Figure scripts:
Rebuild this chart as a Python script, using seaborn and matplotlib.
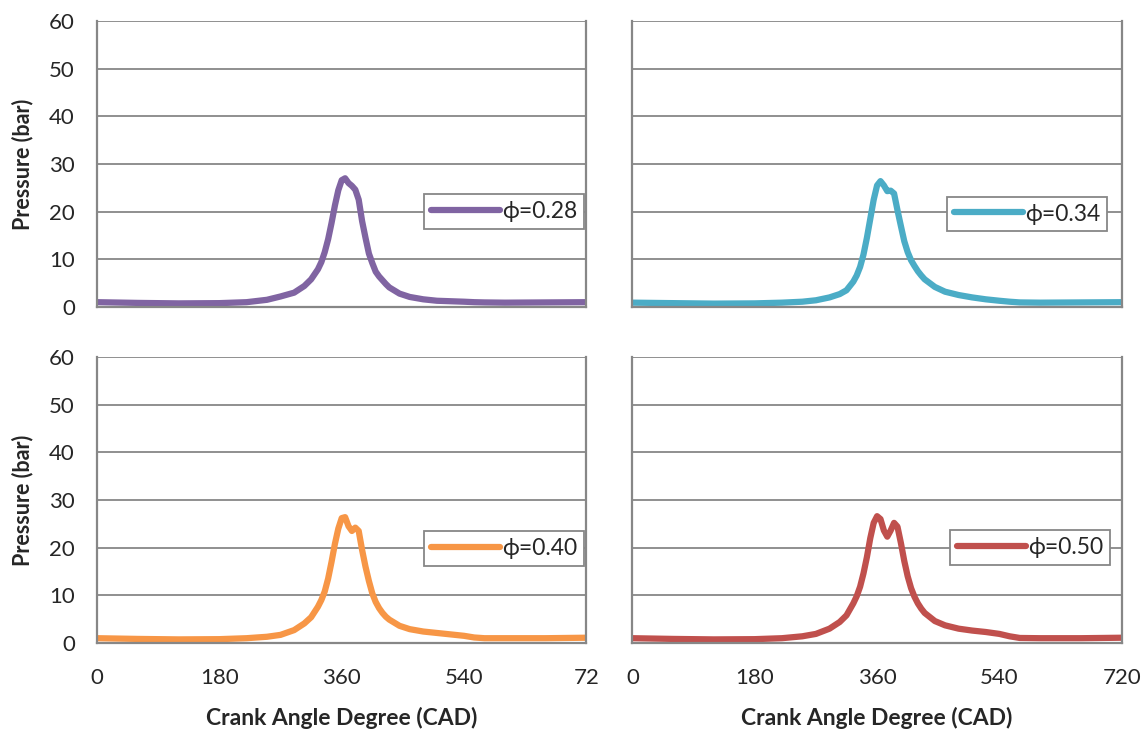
import numpy as np
import pandas as pd
import matplotlib
matplotlib.use('Agg')
import matplotlib.pyplot as plt
import seaborn as sns

# data
cad = [0, 60, 120, 180, 220, 250, 270, 290, 305, 315, 325, 330, 335, 340, 345, 350, 355,
       360, 365, 370, 375, 380, 385, 390, 395, 400, 405, 410, 415, 420, 425, 430, 445,
       460, 480, 500, 520, 540, 555, 570, 600, 660, 720]

p_028 = [1.0, 0.85, 0.75, 0.8, 1.0, 1.5, 2.2, 3.0, 4.4, 5.8, 7.9, 9.4, 11.5, 14.2, 17.6, 21.3, 24.5,
         26.6, 27.0, 26.0, 25.4, 24.6, 22.5, 18.0, 14.5, 11.2, 9.2, 7.4, 6.4, 5.6, 4.8, 4.1, 2.8,
         2.1, 1.6, 1.3, 1.2, 1.1, 1.0, 0.95, 0.9, 0.95, 1.0]
p_034 = [0.9, 0.8, 0.7, 0.75, 0.9, 1.1, 1.4, 2.0, 2.7, 3.5, 5.3, 6.6, 8.4, 11.0, 14.5, 18.5, 22.5,
         25.5, 26.4, 25.5, 24.3, 24.4, 23.8, 20.3, 17.0, 13.8, 11.5, 9.8, 8.6, 7.5, 6.6, 5.8, 4.2,
         3.2, 2.5, 2.0, 1.6, 1.3, 1.1, 0.95, 0.9, 0.95, 1.0]
p_040 = [1.0, 0.85, 0.75, 0.8, 1.0, 1.3, 1.7, 2.7, 4.1, 5.4, 7.6, 9.0, 10.8, 13.5, 17.0, 20.8, 24.0,
         26.2, 26.4, 24.5, 23.5, 24.2, 23.5, 19.5, 16.0, 13.0, 10.4, 8.6, 7.3, 6.3, 5.5, 4.9, 3.6,
         2.9, 2.4, 2.1, 1.8, 1.5, 1.15, 1.0, 1.0, 1.0, 1.1]
p_050 = [1.0, 0.85, 0.75, 0.8, 1.0, 1.4, 1.9, 3.0, 4.4, 5.8, 8.3, 9.8, 11.8, 14.6, 18.0, 22.0, 25.2,
         26.6, 26.0, 23.6, 22.3, 23.6, 25.2, 24.4, 21.0, 17.2, 14.0, 11.5, 9.7, 8.3, 7.2, 6.3, 4.6,
         3.7, 3.0, 2.6, 2.3, 1.9, 1.4, 1.05, 1.0, 1.0, 1.1]

labels = ['\u03d5=0.28', '\u03d5=0.34', '\u03d5=0.40', '\u03d5=0.50']
series = [p_028, p_034, p_040, p_050]
colors = ['#8064A2', '#4BACC6', '#F79646', '#C0504D']
x_ticks = [0, 180, 360, 540, 720]
x_ticklabels_left = ['0', '180', '360', '540', '72']
x_ticklabels_right = ['0', '180', '360', '540', '720']
y_ticks = [0, 10, 20, 30, 40, 50, 60]

sns.set_style('white')
plt.rcParams['font.family'] = ['Lato', 'DejaVu Sans']

fig, axes = plt.subplots(2, 2, figsize=(11.47, 7.36), dpi=100)
fig.subplots_adjust(left=0.0846, right=0.978, top=0.9715, bottom=0.1264,
                    wspace=0.094, hspace=0.175)

legend_pos = [(0.668, 0.335), (0.643, 0.325), (0.668, 0.33), (0.65, 0.335)]

for i, ax in enumerate(axes.flat):
    df = pd.DataFrame({'CAD': cad, 'P': series[i]})
    sns.lineplot(data=df, x='CAD', y='P', ax=ax, color=colors[i], lw=4.5,
                 label=labels[i], solid_capstyle='round', solid_joinstyle='round')
    ax.set_xlim(0, 720)
    ax.set_ylim(0, 60)
    ax.set_xticks(x_ticks)
    ax.set_yticks(y_ticks)
    ax.grid(axis='y', color='#878787', lw=1.3)
    ax.set_axisbelow(True)
    for s in ax.spines.values():
        s.set_color('#878787')
        s.set_linewidth(1.6)
    ax.spines['top'].set_visible(False)
    ax.tick_params(axis='x', direction='in', length=7, width=1.3, color='#878787',
                   labelsize=16, pad=18)
    ax.tick_params(axis='y', direction='in', length=0, labelsize=16, pad=16)
    row, col = divmod(i, 2)
    if row == 0:
        ax.set_xticklabels([])
        ax.set_xlabel('')
    else:
        ax.set_xticklabels(x_ticklabels_left if col == 0 else x_ticklabels_right)
        ax.set_xlabel('Crank Angle Degree (CAD)', fontsize=16.5, fontweight='bold',
                      labelpad=14)
    if col == 0:
        ax.set_ylabel('Pressure (bar)', fontsize=15.5, fontweight='bold')
        ax.yaxis.set_label_coords(-0.13, 0.5)
    else:
        ax.set_yticklabels([])
        ax.set_ylabel('')
    leg = ax.legend(loc='center left', bbox_to_anchor=legend_pos[i], fontsize=16.5,
                    frameon=True, fancybox=False, handlelength=3.0, handletextpad=0.1,
                    borderpad=0.3, borderaxespad=0)
    leg.get_frame().set_edgecolor('#878787')
    leg.get_frame().set_linewidth(1.3)
    leg.get_frame().set_alpha(1)

fig.savefig('out.png', dpi=100)
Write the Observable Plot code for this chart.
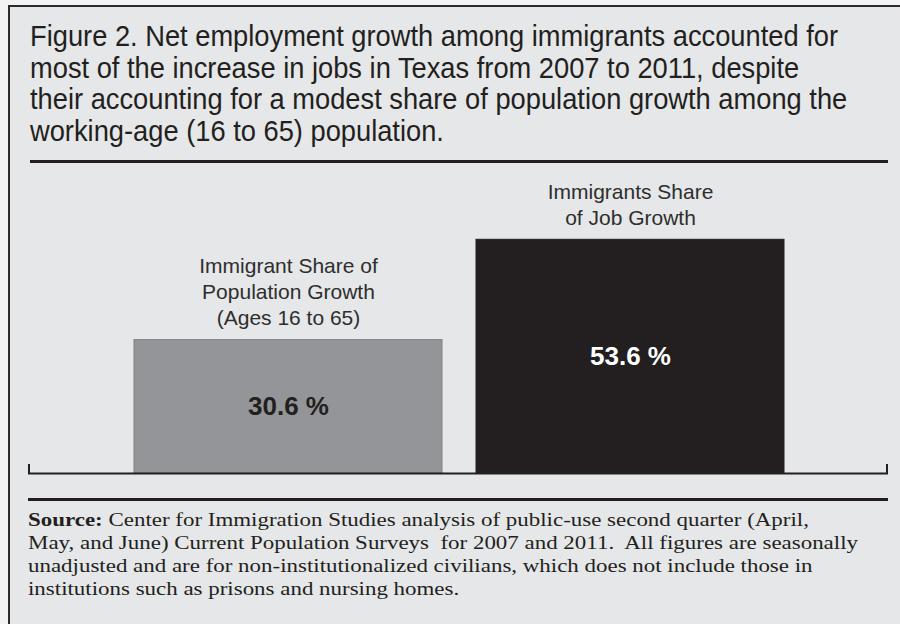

● **Aim of the exercise**:
Write out each line of the listing above, exactly, from its first line to the line holding "460, 480, 500, 520, 540, 555, 570, 600, 660, 720]", inclusive. Skip the pictures.

● **Written solution**:
Rebuild this chart as a Python script, using seaborn and matplotlib.
import numpy as np
import pandas as pd
import matplotlib
matplotlib.use('Agg')
import matplotlib.pyplot as plt
import seaborn as sns

# data
cad = [0, 60, 120, 180, 220, 250, 270, 290, 305, 315, 325, 330, 335, 340, 345, 350, 355,
       360, 365, 370, 375, 380, 385, 390, 395, 400, 405, 410, 415, 420, 425, 430, 445,
       460, 480, 500, 520, 540, 555, 570, 600, 660, 720]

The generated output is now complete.